Thursday, April 25, 2013

Mike Bloomberg and Me on Telecommuting


Boy, am I in trouble. If Mike Bloomberg had his druthers, telecommuting surely would go the way of the 30-ounce soda. Mr. Bloomberg is quoted in both the New York Daily News and the Daily Mail as saying, “telecommuting is the dumbest idea I ever heard.”
Now, granted he’s a mayor and an entrepreneur and a very, very rich guy which I suppose makes him smarter than I am. But surely he’s heard dumber ideas somewhere. For one thing, he has been known to associate with Republicans. He must have heard some of their “ideas.”
And he’s a philanthropist and a great supporter of the arts. Have not any Damien Hirst or Christo projects wafted in his direction?
He laments the fact that when you work at home you don’t get a chance to hang around the water cooler. And that, as everyone knows, is where all the great ideas come from – – the chance meeting, the exchange of confidences, the meaningful arched eyebrow. It’s a wonder anybody has time for an office pool.

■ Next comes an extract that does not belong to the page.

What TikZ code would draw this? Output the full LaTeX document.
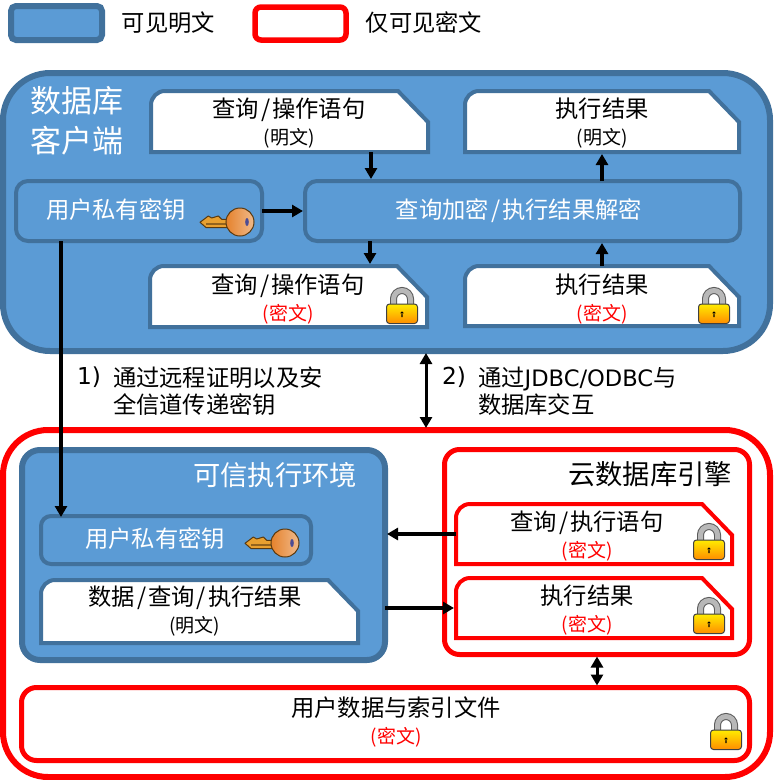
\documentclass[tikz,border=0pt]{standalone}
\usepackage{fontspec}
\setmainfont{Noto Sans CJK SC}
\newfontfamily\latinfont{DejaVu Sans}
\usetikzlibrary{arrows.meta}

% note with a snipped corner, only the upper left one is round
\newdimen\notexa \newdimen\noteya \newdimen\notexb \newdimen\noteyb
\makeatletter
\pgfdeclareshape{snipnote}{
    \inheritsavedanchors[from=rectangle]
    \inheritanchorborder[from=rectangle]
    \inheritanchor[from=rectangle]{center}
    \inheritanchor[from=rectangle]{north}
    \inheritanchor[from=rectangle]{south}
    \inheritanchor[from=rectangle]{east}
    \inheritanchor[from=rectangle]{west}
    \backgroundpath{
        \southwest \notexa=\pgf@x \noteya=\pgf@y
        \northeast \notexb=\pgf@x \noteyb=\pgf@y
        \pgfpathmoveto{\pgfqpoint{\notexa}{\noteya}}
        \pgfpathlineto{\pgfpoint{\notexa}{\noteyb-14pt}}
        \pgfpatharc{180}{90}{14pt}
        \pgfpathlineto{\pgfpoint{\notexb-30pt}{\noteyb}}
        \pgfpathlineto{\pgfpoint{\notexb}{\noteyb-31pt}}
        \pgfpathlineto{\pgfqpoint{\notexb}{\noteya}}
        \pgfpathclose
    }
}
\makeatother

\newcommand{\subtext}[1]{{\fontsize{19}{27}\selectfont #1}}
\newcommand{\wideslash}{\kern2pt/\kern2pt}

\definecolor{plainfill}{HTML}{5B9BD5}
\definecolor{plainedge}{HTML}{41719C}
\definecolor{keybow}{HTML}{E5822C}
\definecolor{keygold}{HTML}{E8A030}
\definecolor{keyedge}{HTML}{5A3A10}

\tikzset{
    basebox/.style={inner sep=0pt, outer sep=0pt, align=center, font=\fontsize{23.3}{27}\selectfont},
    plainbox/.style={basebox, rectangle, rounded corners=#1, draw=plainedge, fill=plainfill, line width=4pt},
    cipherbox/.style={basebox, rectangle, rounded corners=#1, draw=red, fill=white, line width=5pt},
    plainnote/.style={basebox, snipnote, draw=plainedge, fill=white, line width=4pt},
    ciphernote/.style={basebox, snipnote, draw=red, fill=white, line width=4pt},
    plaintext/.style={basebox, yshift=-1.5pt},
    titletext/.style={plaintext, font=\fontsize{27.3}{32}\selectfont},
    arrowline/.style={-{Triangle[length=11pt,width=12pt]}, line width=4pt, shorten >=2pt},
    twoway/.style={{Triangle[length=11pt,width=12pt]}-{Triangle[length=11pt,width=12pt]}, line width=3pt, shorten >=2pt, shorten <=2pt},
    lockicon/.pic={
        % shackle
        \draw[line width=7pt, draw=black!65] (7.5,20) -- (7.5,12) arc (180:360:8.5) -- (24.5,20);
        \draw[line width=5pt, draw=black!28] (7.5,20) -- (7.5,12) arc (180:360:8.5) -- (24.5,20);
        % body
        \draw[rounded corners=3pt, draw=black!75, line width=1pt, top color=yellow!85!orange, bottom color=orange!90!yellow]
            (0.5,17) rectangle (31.5,36.5);
        \fill (16,26) circle (1.6) (15.4,26) rectangle (16.6,30);
    },
    keyicon/.pic={
        % bit and shaft
        \draw[line width=1pt, draw=keyedge, fill=keygold, line join=round]
            (2,15.3) -- (10.3,9) -- (13.7,11) -- (20.3,9) -- (23.7,12.3) -- (32,12.3)
            -- (32,20.5) -- (8,20.5) -- cycle;
        \draw[line width=1.5pt, draw=keyedge!60!keygold] (8,17) -- (30,17);
        % bow
        \draw[line width=1pt, draw=keyedge, left color=keybow, right color=keybow!55!white]
            (42,15) ellipse (14 and 14);
        \fill[black!60!blue!70!white] (49,15) ellipse (1.8 and 4);
    }
}

\begin{document}
\begin{tikzpicture}[x=1pt, y=-1pt]
    \useasboundingbox (0,0) rectangle (774,780);

    % legend
    \node[plainbox=5pt, line width=6pt, minimum width=91pt, minimum height=34pt] (legendplain) at (56.5,23) {};
    \node[cipherbox=6pt, line width=5.5pt, minimum width=91pt, minimum height=33pt] (legendcipher) at (300.5,23.5) {};
    \node[plaintext] (legendplaintext) at (168.5,21) {可见明文};
    \node[plaintext] (legendciphertext) at (424,21) {仅可见密文};

    % client
    \node[plainbox=47pt, line width=6pt, minimum width=767pt, minimum height=278pt] (client) at (386.5,212) {};
    \node[plaintext, text=white, font=\fontsize{31}{40}\selectfont] (clienttitle) at (77,119) {数据库\\客户端};
    \node[plainnote, minimum width=277pt, minimum height=61pt] (qplain) at (289.5,121.5) {};
    \node[plaintext] (qplaintext) at (289,121.5) {查询\wideslash 操作语句\\\subtext{(明文)}};
    \node[plainnote, minimum width=274pt, minimum height=61pt] (execplain) at (602,121.5) {};
    \node[plaintext] (execplaintext) at (602,121.5) {执行结果\\\subtext{(明文)}};
    \node[plainbox=12pt, minimum width=246pt, minimum height=60pt] (userkey) at (139,211) {};
    \node[plaintext, text=white] (userkeytext) at (116,208) {用户私有密钥};
    \node[plainbox=12pt, minimum width=435pt, minimum height=60pt] (crypt) at (522.5,211) {};
    \node[plaintext, text=white] (crypttext) at (519,209) {查询加密\wideslash 执行结果解密};
    \node[plainnote, minimum width=277pt, minimum height=61pt] (qcipher) at (288.5,296.5) {};
    \node[plaintext] (qciphertext) at (288,298) {查询\wideslash 操作语句\\\subtext{\textcolor{red}{(密文)}}};
    \node[plainnote, minimum width=274pt, minimum height=60pt] (execcipher) at (602,296) {};
    \node[plaintext] (execciphertext) at (602,298) {执行结果\\\subtext{\textcolor{red}{(密文)}}};
    \pic at (198,207) {keyicon};
    \pic at (386,287) {lockicon};
    \pic at (698,287) {lockicon};

    % cloud side
    \node[cipherbox=45pt, line width=6pt, minimum width=767pt, minimum height=347pt] (cloud) at (386.5,603.5) {};
    \node[plainbox=18pt, line width=6pt, minimum width=363pt, minimum height=210pt] (tee) at (203.5,555) {};
    \node[titletext, text=white] (teetitle) at (275,474) {可信执行环境};
    \node[plainbox=10pt, minimum width=270pt, minimum height=48pt] (teekey) at (176,540) {};
    \node[plaintext, text=white] (teekeytext) at (155,537.5) {用户私有密钥};
    \node[plainnote, minimum width=317pt, minimum height=63pt] (dataplain) at (199.5,611.5) {};
    \node[plaintext] (dataplaintext) at (195,609.5) {数据\wideslash 查询\wideslash 执行结果\\\subtext{(明文)}};
    \pic at (243,528) {keyicon};

    \node[cipherbox=15pt, minimum width=305pt, minimum height=205pt] (engine) at (597,552) {};
    \node[titletext] (enginetitle) at (650,473) {云数据库引擎};
    \node[ciphernote, minimum width=276pt, minimum height=60pt] (qcloud) at (594,534) {};
    \node[plaintext] (qcloudtext) at (587,534.5) {查询\wideslash 执行语句\\\subtext{\textcolor{red}{(密文)}}};
    \node[ciphernote, minimum width=276pt, minimum height=60pt] (execcloud) at (594,608) {};
    \node[plaintext] (execcloudtext) at (587,608.5) {执行结果\\\subtext{\textcolor{red}{(密文)}}};
    \node[cipherbox=15pt, minimum width=728pt, minimum height=73pt] (datafile) at (385.5,724) {};
    \node[plaintext] (datafiletext) at (396,720.5) {用户数据与索引文件\\\subtext{\textcolor{red}{(密文)}}};
    \pic at (693,523) {lockicon};
    \pic at (693,597) {lockicon};
    \pic at (710,713) {lockicon};

    % arrows inside the client
    \draw[arrowline] ([xshift=81.5pt]qplain.south) coordinate (qdown) -- (qdown |- crypt.north);
    \draw[arrowline] (crypt.north -| execplain.south) -- (execplain.south);
    \draw[arrowline] (userkey.east) -- (crypt.west);
    \draw[arrowline] ([xshift=-152.5pt]crypt.south) coordinate (cdown) -- (cdown |- qcipher.north);
    \draw[arrowline] (execcipher.north) -- (crypt.south -| execcipher.north);

    % key path and link to the cloud
    \draw[arrowline, shorten >=-1pt] ([xshift=-78pt]userkey.south) coordinate (kdown) -- (kdown |- teekey.north);
    \draw[twoway] ([xshift=39.5pt]client.south) coordinate (cdb) -- (cdb |- cloud.north);
    \node[plaintext, anchor=west] (stepone) at (77,376) {\latinfont 1)};
    \node[plaintext, align=left, anchor=west] (steponetext) at (113,389.5) {通过远程证明以及安\\全信道传递密钥};
    \node[plaintext, anchor=west] (steptwo) at (442,376) {\latinfont 2)};
    \node[plaintext, align=left, anchor=west] (steptwotext) at (478,389.5) {通过{\latinfont\fontsize{22.6}{27}\selectfont JDBC/ODBC}与\\数据库交互};

    % arrows inside the cloud
    \draw[arrowline] (qcloud.west) -- (tee.east |- qcloud.west);
    \draw[arrowline] (tee.east |- execcloud.west) -- (execcloud.west);
    \draw[twoway] (engine.south) -- (engine.south |- datafile.north);
\end{tikzpicture}
\end{document}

It doesn’t matter that the classic water cooler seems to have gone the way of the stagecoach. Oh, water coolers still exist; but they are not oases at which nomadic office workers gather. They are in kitchen hutches that also contain microwaves and fridges. The better to eat at your desk, my dear. One would think that the idea-generating, random, colliding trajectories so revered by Mr. Bloomberg and that Yahoo lady were some kind of CERN supercollider. Ha!
Furtive little runs to the kitchen hutch – – I mean the watercooler – – are not likely to yield the great synergy that, on previous occasions, rewarded us with the startling concept of combining peanut butter with chocolate.
But what about the poor homebound, isolated telecommuters. Well we know they’re more productive because they are not enslaved by the 9 to 5 shackles. (Instead they’re enslaved by the 8 a.m. to midnight shackles.) It’s true they are deprived of seeing their colleagues hydrate themselves, and thereby miss the inevitable inspiration. But they get to be in the world, walk in the park, listen to music, see and speak with people who have entirely different world views and experiences. Also, many successful telecommuting programs encourage the remote personnel to come into the office one or two days a week. Why, it’s almost like combining peanut butter and chocolate.
A lot of resistance to telecommuting has come from those managers who aren’t comfortable with supervising people they can’t see. The grand spectacle of people at their desks for the proscribed period of time means more to these managers than timeliness, quantity, and quality of the work. Now that’s a dumb idea.